#### [GIVEN EXERCISE]
List each line of the data that holds the word "chart".

--- THE DATA ---

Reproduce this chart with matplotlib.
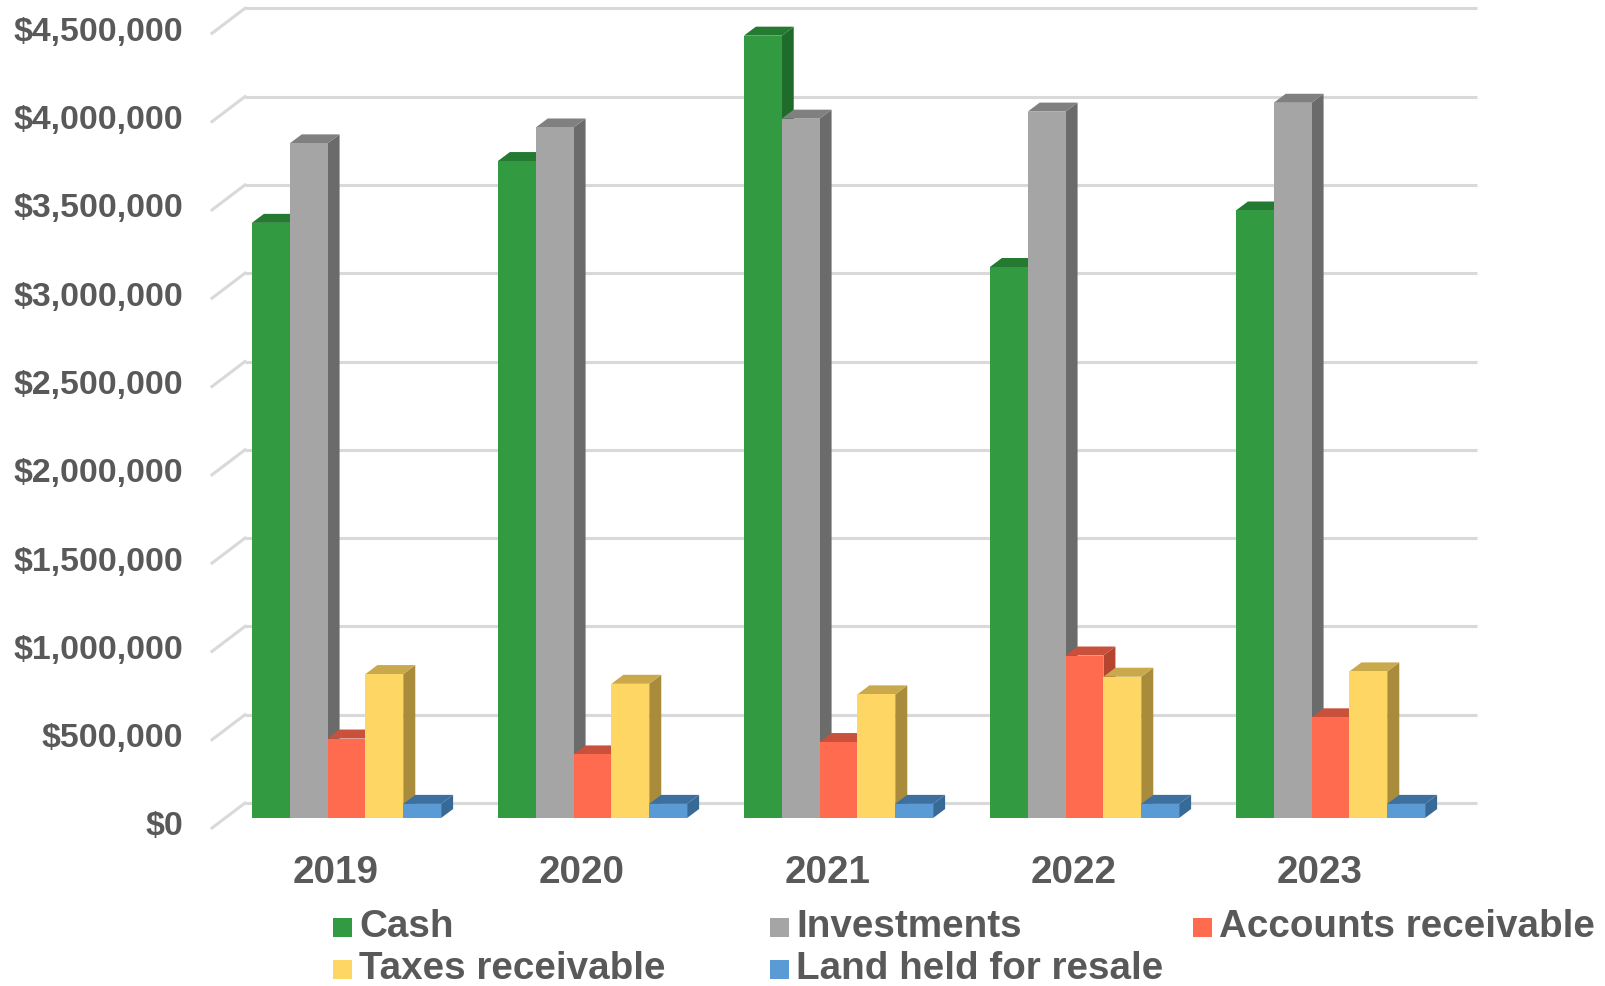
import matplotlib
matplotlib.use("Agg")
import matplotlib.pyplot as plt
from matplotlib.patches import Polygon, Rectangle
from matplotlib import transforms

# ---- data -------------------------------------------------------------
years = ["2019", "2020", "2021", "2022", "2023"]
series_names = ["Cash", "Investments", "Accounts receivable",
                "Taxes receivable", "Land held for resale"]
cash = [3370000, 3720000, 4430000, 3120000, 3440000]
investments = [3820000, 3910000, 3960000, 4000000, 4050000]
accounts_receivable = [450000, 360000, 430000, 920000, 570000]
taxes_receivable = [815000, 760000, 700000, 800000, 830000]
land_held = [80000, 80000, 80000, 80000, 80000]
y_ticks = [0, 500000, 1000000, 1500000, 2000000, 2500000,
           3000000, 3500000, 4000000, 4500000]

series_values = [cash, investments, accounts_receivable, taxes_receivable, land_held]

# face colours: front, top, side
colors = [
    ("#329B41", "#237A30", "#1F6B2A"),
    ("#A5A5A5", "#808080", "#6B6B6B"),
    ("#FF6B4F", "#C9503B", "#B5452F"),
    ("#FDD663", "#C9A94B", "#A98C3B"),
    ("#5B9BD5", "#3D6F9F", "#386A97"),
]
text_color = "#595959"
grid_color = "#D9D9D9"

# ---- layout (pixels of the 1606x986 canvas) --------------------------
W, H = 1606, 986
PX_PER_CAT = 246.0        # one category step
X0_PX = 346.5             # centre of first category on bar plane
BASE_PX = 818.0           # $0 on bar plane
PX_PER_UNIT = 176.6 / 1e6 # pixels per dollar

def px_dx(px):
    return px / PX_PER_CAT

def px_dv(px):
    return px / PX_PER_UNIT

# oblique depth offsets relative to the bar plane
back_dx, back_dv = px_dx(20), px_dv(15)
front_dx, front_dv = px_dx(-13), px_dv(-10)
bar_dx, bar_dv = px_dx(12), px_dv(9)

wall_left_x = px_dx(245 - X0_PX)
wall_right_x = px_dx(1477 - X0_PX)

plt.rcParams["font.family"] = ["Liberation Sans", "DejaVu Sans"]
plt.rcParams["font.weight"] = "bold"

fig = plt.figure(figsize=(W / 100, H / 100), dpi=100)
ax = fig.add_axes([0, 0, 1, 1])
ax.set_xlim(px_dx(-X0_PX), px_dx(W - X0_PX))
ax.set_ylim(px_dv(BASE_PX - H), px_dv(BASE_PX))
ax.axis("off")

# ---- back wall gridlines and left-side diagonals ----------------------
for v in y_ticks:
    ax.plot([wall_left_x, wall_right_x], [v + back_dv, v + back_dv],
            color=grid_color, lw=2.2, zorder=1, solid_capstyle="butt")
    ax.plot([wall_left_x - (back_dx - front_dx), wall_left_x],
            [v + front_dv, v + back_dv],
            color=grid_color, lw=2.2, zorder=1)
    ax.text(px_dx(183 - X0_PX), v + front_dv + px_dv(1), f"${v:,.0f}",
            ha="right", va="center", fontsize=24.4, color=text_color,
            fontweight="bold")

# ---- 3D columns -------------------------------------------------------
n = len(series_values)
bar_w = 1.0 / (n + 1.5)
group_w = bar_w * n
z = 2
for i in range(len(years)):
    for s in range(n):
        v = series_values[s][i]
        xl = i - group_w / 2 + s * bar_w
        xr = xl + bar_w
        front, top, side = colors[s]
        ax.add_patch(Polygon([(xr, 0), (xr + bar_dx, bar_dv),
                              (xr + bar_dx, v + bar_dv), (xr, v)],
                             closed=True, facecolor=side, edgecolor="none", zorder=z))
        ax.add_patch(Polygon([(xl, v), (xl + bar_dx, v + bar_dv),
                              (xr + bar_dx, v + bar_dv), (xr, v)],
                             closed=True, facecolor=top, edgecolor="none", zorder=z))
        ax.bar(xl, v, width=bar_w, align="edge", color=front,
               edgecolor="none", zorder=z + 0.5)
        z += 1

# ---- category labels ---------------------------------------------------
blend = transforms.blended_transform_factory(ax.transData, fig.transFigure)
for i, yr in enumerate(years):
    ax.text(i + front_dx + px_dx(2), 1 - 873 / H, yr, transform=blend,
            ha="center", va="center", fontsize=27.8, color=text_color,
            fontweight="bold")

# ---- legend ------------------------------------------------------------
legend_slots = [(333, 927), (770, 927), (1193, 927), (333, 969), (770, 969)]
text_gap = 26
sq = 19
for (mx, my), name, (front, _, _) in zip(legend_slots, series_names, colors):
    fig.patches.append(Rectangle((mx / W, 1 - (my + sq / 2) / H), sq / W, sq / H,
                                 transform=fig.transFigure, facecolor=front,
                                 edgecolor="none"))
    fig.text((mx + text_gap) / W, 1 - my / H, name, ha="left", va="center",
             fontsize=27.8, color=text_color, fontweight="bold")

fig.savefig("out.png", dpi=100)
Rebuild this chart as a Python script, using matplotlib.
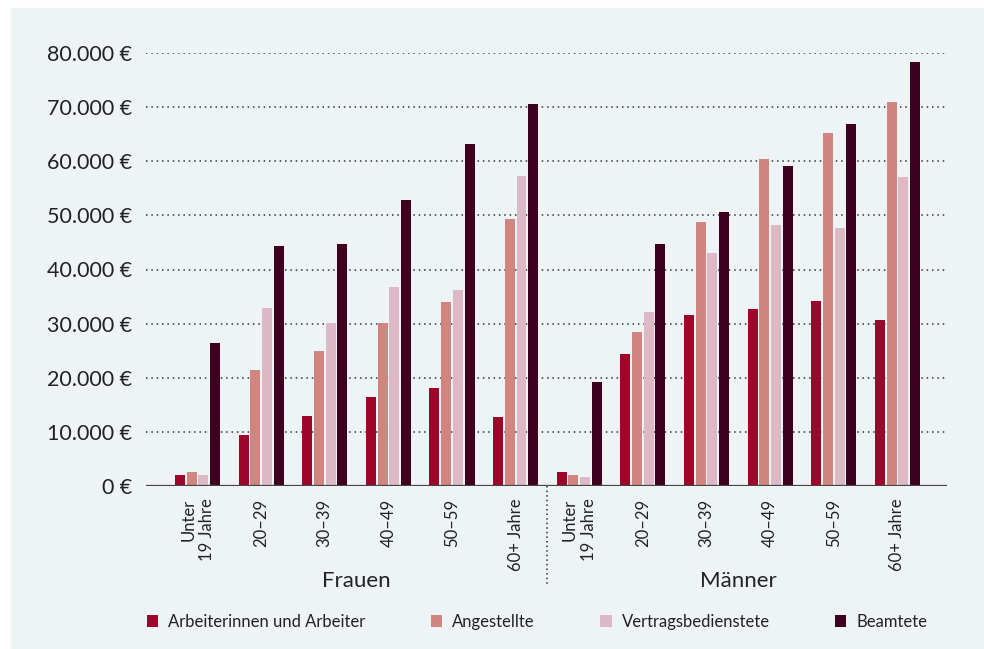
import matplotlib.pyplot as plt
import matplotlib.transforms as mtransforms
from matplotlib.patches import Rectangle
from matplotlib.ticker import FuncFormatter
import numpy as np

plt.rcParams['font.family'] = ['Lato', 'DejaVu Sans']

# data
age_groups = ['Unter\n19 Jahre', '20–29', '30–39', '40–49', '50–59', '60+ Jahre']
sexes = ['Frauen', 'Männer']
series = ['Arbeiterinnen und Arbeiter', 'Angestellte', 'Vertragsbedienstete', 'Beamtete']

arbeiter_f = [2000, 9400, 12900, 16500, 18100, 12800]
angestellte_f = [2600, 21400, 25000, 30100, 34000, 49400]
vertrag_f = [2000, 32900, 30100, 36800, 36200, 57300]
beamte_f = [26400, 44400, 44700, 52900, 63200, 70600]

arbeiter_m = [2600, 24400, 31600, 32700, 34200, 30700]
angestellte_m = [2000, 28500, 48800, 60500, 65300, 71000]
vertrag_m = [1700, 32200, 43100, 48300, 47700, 57000]
beamte_m = [19200, 44700, 50700, 59200, 66900, 78400]

colors = ['#9e0629', '#d08580', '#ddb8c5', '#3f0020']
text_col = '#222222'

values = [arbeiter_f + arbeiter_m, angestellte_f + angestellte_m,
          vertrag_f + vertrag_m, beamte_f + beamte_m]
labels = age_groups + age_groups

fig = plt.figure(figsize=(9.84, 6.49), dpi=100)
fig.patches.append(Rectangle((11/984, 0), 1 - 11/984, 1 - 8/649,
                             transform=fig.transFigure, color='#eef3f6', zorder=-10))

ax = fig.add_axes([146/984, 1 - 486/649, (947 - 146)/984, (486 - 53)/649])
ax.set_facecolor('none')

x = np.arange(len(labels))
step = 0.184
width = 0.157
for i, (vals, c, name) in enumerate(zip(values, colors, series)):
    ax.bar(x + (i - 1.5) * step, vals, width, color=c, label=name, zorder=3)

ax.set_xlim(-0.81, 11.78)
ax.set_ylim(0, 80000)
ax.set_yticks(np.arange(0, 80001, 10000))
ax.yaxis.set_major_formatter(FuncFormatter(lambda v, p: f'{v:,.0f} €'.replace(',', '.')))
ax.grid(axis='y', linestyle=(0, (1, 2.5)), color='#333333', linewidth=1.1, zorder=1)
ax.axhline(0, color='#444444', linewidth=1.6, zorder=4)

ax.set_xticks(x)
ax.set_xticklabels(labels, rotation=90, va='top', ha='center', multialignment='right')
ax.tick_params(axis='x', length=0, pad=9, labelsize=12, labelcolor=text_col)
ax.tick_params(axis='y', length=0, pad=10, labelsize=15.5, labelcolor=text_col)
for s in ax.spines.values():
    s.set_visible(False)

trans = mtransforms.blended_transform_factory(ax.transData, ax.transAxes)
for k, sex in enumerate(sexes):
    ax.text(2.5 + 6 * k, -0.219, sex, transform=trans, ha='center', va='center',
            fontsize=16, color=text_col)
ax.plot([5.5, 5.5], [0, -0.231], transform=trans, clip_on=False,
        linestyle=(0, (1, 2)), color='#333333', linewidth=1.1)

fig.legend(loc='center', bbox_to_anchor=(537/984, 1 - 622/649), ncol=4, frameon=False,
           fontsize=12, handlelength=0.7, handleheight=0.7, handletextpad=0.6,
           columnspacing=3.9, labelcolor=text_col)

fig.savefig('out.png', dpi=100)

---

#### [PROBLEM SOLUTION]
Reproduce this chart with matplotlib.
Rebuild this chart as a Python script, using matplotlib.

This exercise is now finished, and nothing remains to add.